TASK DETAILS
Retype each line exactly. Skip images.

►

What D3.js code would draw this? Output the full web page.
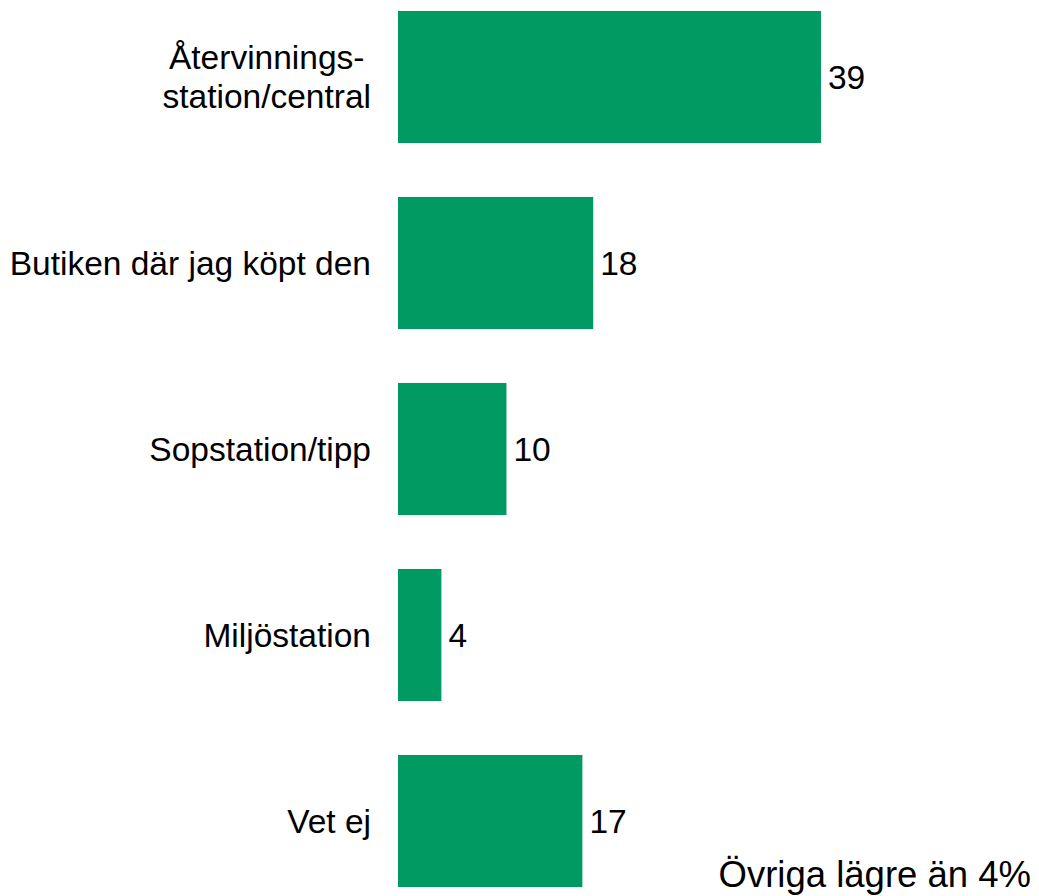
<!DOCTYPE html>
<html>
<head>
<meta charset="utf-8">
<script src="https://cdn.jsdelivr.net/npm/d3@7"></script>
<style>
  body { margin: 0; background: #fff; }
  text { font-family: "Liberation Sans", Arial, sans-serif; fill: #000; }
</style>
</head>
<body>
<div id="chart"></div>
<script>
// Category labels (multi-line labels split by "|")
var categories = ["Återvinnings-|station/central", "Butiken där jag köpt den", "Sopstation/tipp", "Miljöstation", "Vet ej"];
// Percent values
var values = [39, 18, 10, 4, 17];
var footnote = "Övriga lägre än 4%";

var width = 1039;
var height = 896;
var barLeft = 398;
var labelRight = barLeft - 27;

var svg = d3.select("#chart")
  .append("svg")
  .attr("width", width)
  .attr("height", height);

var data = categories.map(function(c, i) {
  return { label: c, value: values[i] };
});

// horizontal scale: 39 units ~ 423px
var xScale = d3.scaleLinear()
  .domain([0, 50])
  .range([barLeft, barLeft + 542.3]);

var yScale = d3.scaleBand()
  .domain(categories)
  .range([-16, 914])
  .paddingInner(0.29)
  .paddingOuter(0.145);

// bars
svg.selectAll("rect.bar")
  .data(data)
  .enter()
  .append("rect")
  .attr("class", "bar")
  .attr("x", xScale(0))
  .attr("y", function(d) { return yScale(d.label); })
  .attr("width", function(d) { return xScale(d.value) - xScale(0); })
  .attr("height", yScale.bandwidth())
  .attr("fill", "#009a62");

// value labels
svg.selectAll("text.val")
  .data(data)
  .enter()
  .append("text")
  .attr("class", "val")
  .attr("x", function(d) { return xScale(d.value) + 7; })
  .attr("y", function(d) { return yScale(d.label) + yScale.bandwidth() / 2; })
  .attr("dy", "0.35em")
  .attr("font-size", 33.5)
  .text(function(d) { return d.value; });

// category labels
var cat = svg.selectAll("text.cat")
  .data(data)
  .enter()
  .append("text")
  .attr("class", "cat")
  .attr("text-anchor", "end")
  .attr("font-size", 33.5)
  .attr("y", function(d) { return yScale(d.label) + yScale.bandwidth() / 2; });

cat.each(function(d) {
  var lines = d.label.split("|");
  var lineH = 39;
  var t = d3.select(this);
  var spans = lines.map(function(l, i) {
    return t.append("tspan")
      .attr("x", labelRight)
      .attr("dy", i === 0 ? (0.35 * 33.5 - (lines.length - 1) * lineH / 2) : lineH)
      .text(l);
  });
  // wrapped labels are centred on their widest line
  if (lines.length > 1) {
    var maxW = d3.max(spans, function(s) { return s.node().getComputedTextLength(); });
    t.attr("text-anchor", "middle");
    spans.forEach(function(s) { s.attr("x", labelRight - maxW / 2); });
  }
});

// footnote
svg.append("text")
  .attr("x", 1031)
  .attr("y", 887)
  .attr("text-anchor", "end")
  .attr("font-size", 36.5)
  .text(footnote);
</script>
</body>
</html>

◄

FULL SOLUTION
What D3.js code would draw this? Output the full web page.
<!DOCTYPE html>
<html>
<head>
<meta charset="utf-8">
<script src="https://cdn.jsdelivr.net/npm/d3@7"></script>
<style>
  body { margin: 0; background: #fff; }
  text { font-family: "Liberation Sans", Arial, sans-serif; fill: #000; }
</style>
</head>
<body>
<div id="chart"></div>
<script>
// Category labels (multi-line labels split by "|")
var categories = ["Återvinnings-|station/central", "Butiken där jag köpt den", "Sopstation/tipp", "Miljöstation", "Vet ej"];
// Percent values
var values = [39, 18, 10, 4, 17];
var footnote = "Övriga lägre än 4%";

var width = 1039;
var height = 896;
var barLeft = 398;
var labelRight = barLeft - 27;

var svg = d3.select("#chart")
  .append("svg")
  .attr("width", width)
  .attr("height", height);

var data = categories.map(function(c, i) {
  return { label: c, value: values[i] };
});

// horizontal scale: 39 units ~ 423px
var xScale = d3.scaleLinear()
  .domain([0, 50])
  .range([barLeft, barLeft + 542.3]);

var yScale = d3.scaleBand()
  .domain(categories)
  .range([-16, 914])
  .paddingInner(0.29)
  .paddingOuter(0.145);

// bars
svg.selectAll("rect.bar")
  .data(data)
  .enter()
  .append("rect")
  .attr("class", "bar")
  .attr("x", xScale(0))
  .attr("y", function(d) { return yScale(d.label); })
  .attr("width", function(d) { return xScale(d.value) - xScale(0); })
  .attr("height", yScale.bandwidth())
  .attr("fill", "#009a62");

// value labels
svg.selectAll("text.val")
  .data(data)
  .enter()
  .append("text")
  .attr("class", "val")
  .attr("x", function(d) { return xScale(d.value) + 7; })
  .attr("y", function(d) { return yScale(d.label) + yScale.bandwidth() / 2; })
  .attr("dy", "0.35em")
  .attr("font-size", 33.5)
  .text(function(d) { return d.value; });

// category labels
var cat = svg.selectAll("text.cat")
  .data(data)
  .enter()
  .append("text")
  .attr("class", "cat")
  .attr("text-anchor", "end")
  .attr("font-size", 33.5)
  .attr("y", function(d) { return yScale(d.label) + yScale.bandwidth() / 2; });

cat.each(function(d) {
  var lines = d.label.split("|");
  var lineH = 39;
  var t = d3.select(this);
  var spans = lines.map(function(l, i) {
    return t.append("tspan")
      .attr("x", labelRight)
      .attr("dy", i === 0 ? (0.35 * 33.5 - (lines.length - 1) * lineH / 2) : lineH)
      .text(l);
  });
  // wrapped labels are centred on their widest line
  if (lines.length > 1) {
    var maxW = d3.max(spans, function(s) { return s.node().getComputedTextLength(); });
    t.attr("text-anchor", "middle");
    spans.forEach(function(s) { s.attr("x", labelRight - maxW / 2); });
  }
});

// footnote
svg.append("text")
  .attr("x", 1031)
  .attr("y", 887)
  .attr("text-anchor", "end")
  .attr("font-size", 36.5)
  .text(footnote);
</script>
</body>
</html>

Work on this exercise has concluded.